• Work required
Copy each line with the word "this" in it.

• Data for the task
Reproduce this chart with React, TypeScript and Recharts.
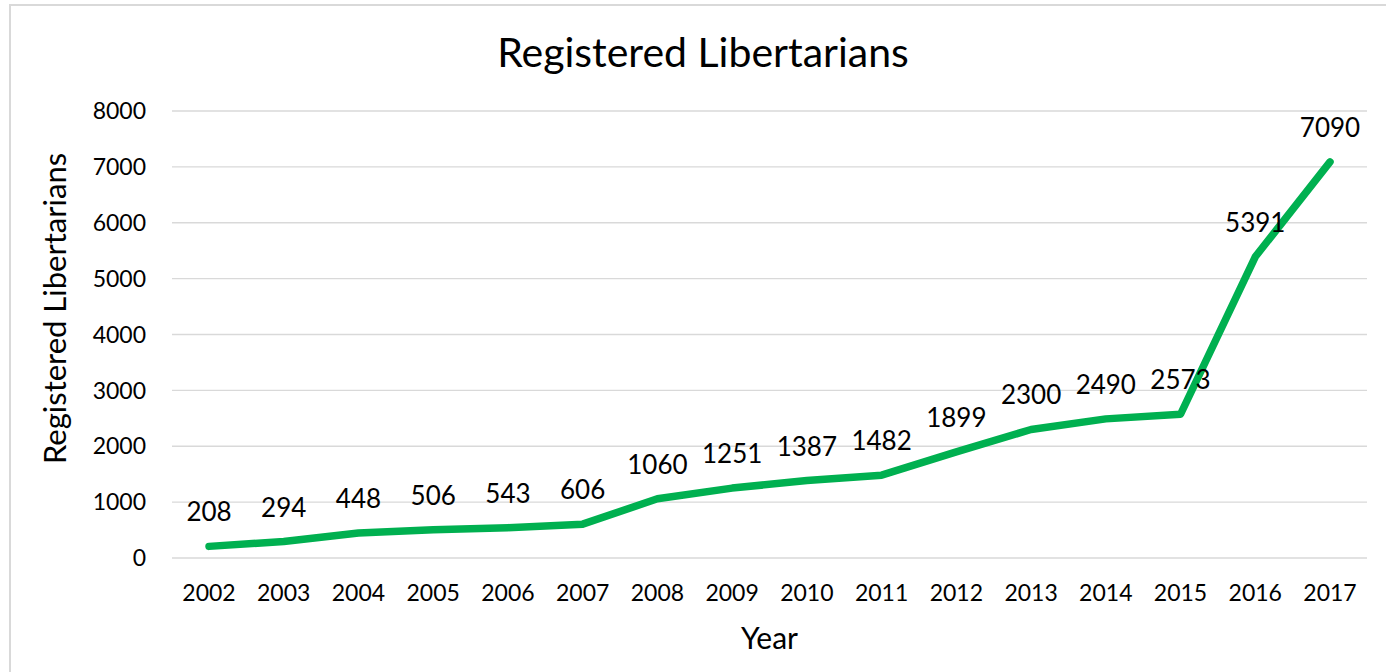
--
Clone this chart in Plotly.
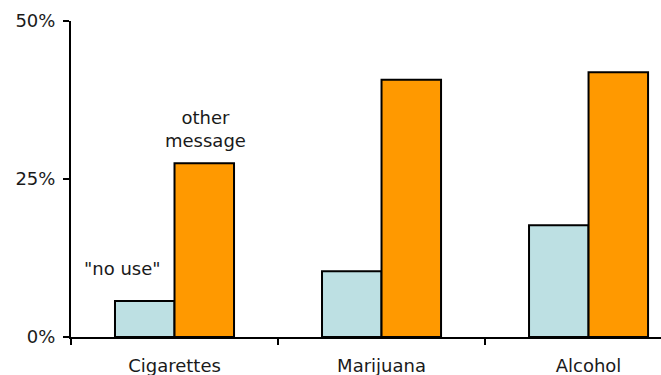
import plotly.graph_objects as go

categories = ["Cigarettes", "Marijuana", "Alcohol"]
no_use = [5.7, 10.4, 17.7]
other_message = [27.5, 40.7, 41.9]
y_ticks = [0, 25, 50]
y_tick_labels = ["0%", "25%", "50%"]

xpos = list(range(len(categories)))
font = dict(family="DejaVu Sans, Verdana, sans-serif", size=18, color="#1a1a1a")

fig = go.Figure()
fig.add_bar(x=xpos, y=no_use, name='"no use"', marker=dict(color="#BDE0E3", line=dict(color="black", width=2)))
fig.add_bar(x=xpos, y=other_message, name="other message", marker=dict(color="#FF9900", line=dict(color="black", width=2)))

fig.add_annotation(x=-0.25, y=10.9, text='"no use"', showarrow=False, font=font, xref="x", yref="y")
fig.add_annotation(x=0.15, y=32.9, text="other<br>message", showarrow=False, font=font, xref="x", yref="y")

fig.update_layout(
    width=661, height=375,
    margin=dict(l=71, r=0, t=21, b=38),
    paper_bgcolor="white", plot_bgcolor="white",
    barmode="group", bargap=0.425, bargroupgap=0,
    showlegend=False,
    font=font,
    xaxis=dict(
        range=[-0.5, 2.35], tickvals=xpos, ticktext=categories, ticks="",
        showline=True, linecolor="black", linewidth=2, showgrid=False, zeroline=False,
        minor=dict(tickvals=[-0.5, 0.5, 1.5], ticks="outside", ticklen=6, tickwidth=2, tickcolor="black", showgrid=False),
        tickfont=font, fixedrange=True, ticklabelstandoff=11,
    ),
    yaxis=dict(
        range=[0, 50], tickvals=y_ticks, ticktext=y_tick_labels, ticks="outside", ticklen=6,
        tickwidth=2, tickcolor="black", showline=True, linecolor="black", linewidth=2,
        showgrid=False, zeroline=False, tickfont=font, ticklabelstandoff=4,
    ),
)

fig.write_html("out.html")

• Solution to the exercise
Reproduce this chart with React, TypeScript and Recharts.
Clone this chart in Plotly.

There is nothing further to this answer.